There are a few well-defined, unchangeable rules, when it comes to feeding your horse. You can do a lot of different things, however, you have to follow the hard and fast rules, or your horse will suffer for it. There aren’t very many that are absolutely critical: just these seven.
1. The majority of your horse’s diet must be made up of forage. Most of your horse’s diet has to consist of pasture, hay, or hay products (like hay pellets or hay cubes). You can’t do anything about it, so just go with it.
2. Your horse should always have unlimited access to fresh, clean water.
3. You should always feed a good-quality feed. I mean really; think about it.
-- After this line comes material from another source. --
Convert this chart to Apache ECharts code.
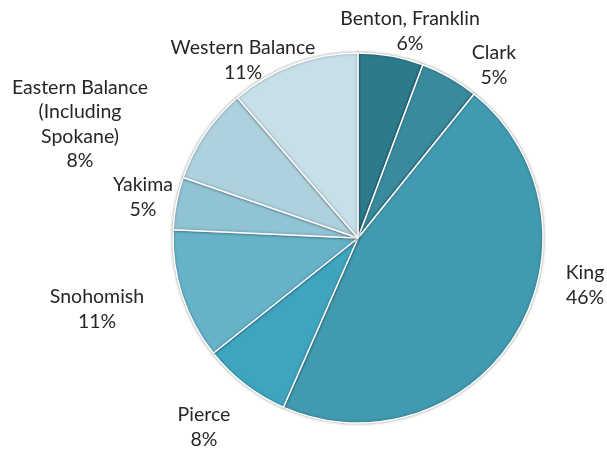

Poor quality feed (e.g., brown, moldy hay) lack just about everything that feed is supposed to provide your horse. Things like mold, dust, and fungus aren’t good for your horse; a lack of green color in hay, for example, means that a lot of the nutritional value is gone. If you don’t care enough about your horse to feed the best feed that’s available, either sell him, or find him a good home.
4. If your horse needs extra energy, give it to him. If a horse is exercising a lot, he will need a lot of calories. That doesn’t necessarily mean more hay; horses can fill up on hay and not be able to get enough of it in their stomach’s to satisfy their caloric needs. Horse with extra caloric needs need extra calories, especially in the form of grains and/or fats.
5. If you feed your horse grain, never give him more than 5 pounds at one feeding. Too much grain has the potential to cause your horse metabolic problems, as well as laminitis.
6. Feed regularly, and at least twice a day. There’s no apparent advantage to feeding more than three times a day, however.
7. If you make dietary changes for your horse, do them, slowly, over a period of a couple of weeks (for a variety of reasons, including colic prevention).
Once you understand what you can feed your horse, and what your horse must have in his diet, actually feeding your horse becomes mostly a matter of knowing what you want. If you have well-defined goals as to what you want from your horse (from a nutritional point-of-view), you can fairly easily choose feed items that might help you reach them!